Home to the city’s Financial District and Seaport


If any one neighborhood represents all that Boston has to offer, downtown is it. The economic and cultural significance of Boston is most apparent here—where business, government and nature intersect. The Public Garden and Boston Common help balance the business-driven feel of the area, and you are never far from shopping with Downtown Crossing and Faneuil Hall just a brisk walk away. Government Center serves as a transportation hub, as well as the site of Boston City Hall, City Hall Plaza and many state and federal office buildings.

The Financial District is one of the busier areas within Boston’s downtown. Not surprisingly, finance professionals flock here daily and help keep Atlantic Ave and State Street bustling all week long. High rises are commonplace: most are over 40 stories tall, while a few exceed 500 feet. Whether you work in the industry or simply like the feel of a big city, it’s a great location to live.

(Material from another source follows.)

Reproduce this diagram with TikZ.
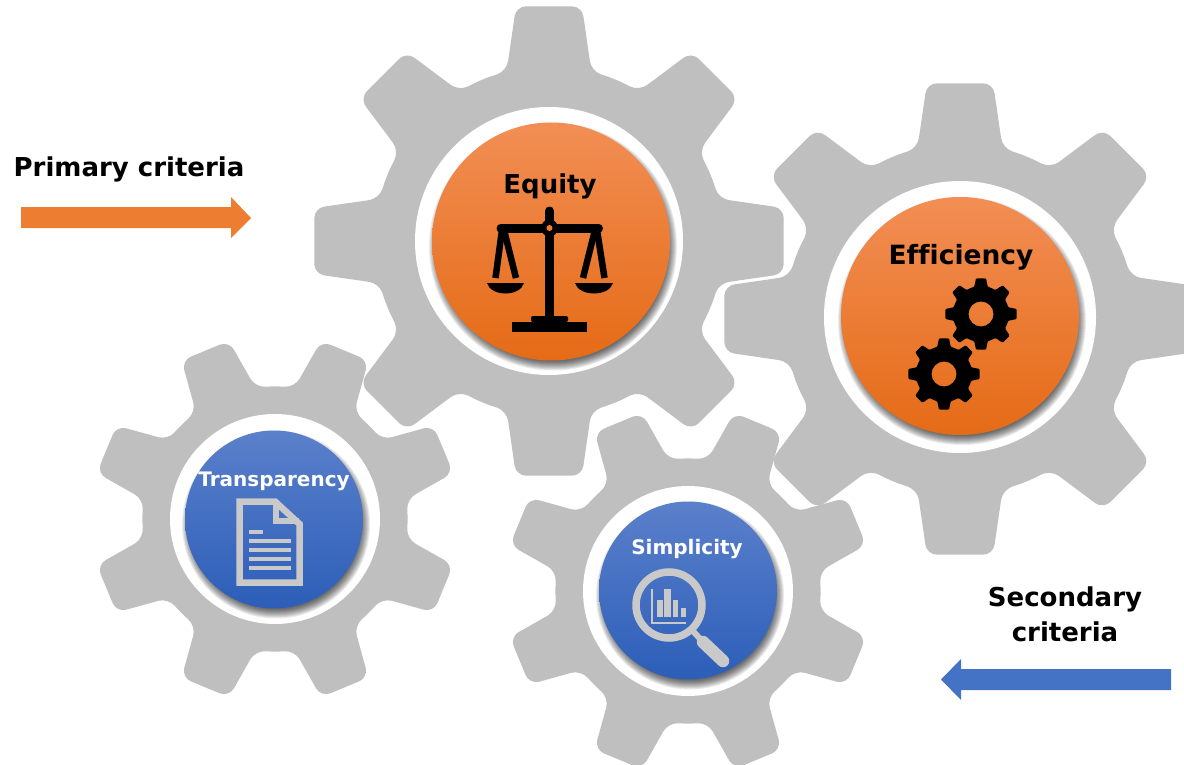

Downtown also encompasses the scenic Seaport area—known for its tasty seafood and al fresco dining in the summer months. Points of interest include the Christopher Columbus waterfront park and the New England Aquarium with its 200,000 gallon ocean tank. The Marina at Rowes Wharf offers luxury shopping, townhouses and offices, while the Boston Children’s Museum and Boston Tea Party Museum offer additional entertainment for residents and visitors.

Aside from being close to these unofficial neighborhoods, downtown residents have easy access to award-winning restaurants and the majority of Boston businesses. Students are also scattered throughout, with Emerson College and Suffolk University close by.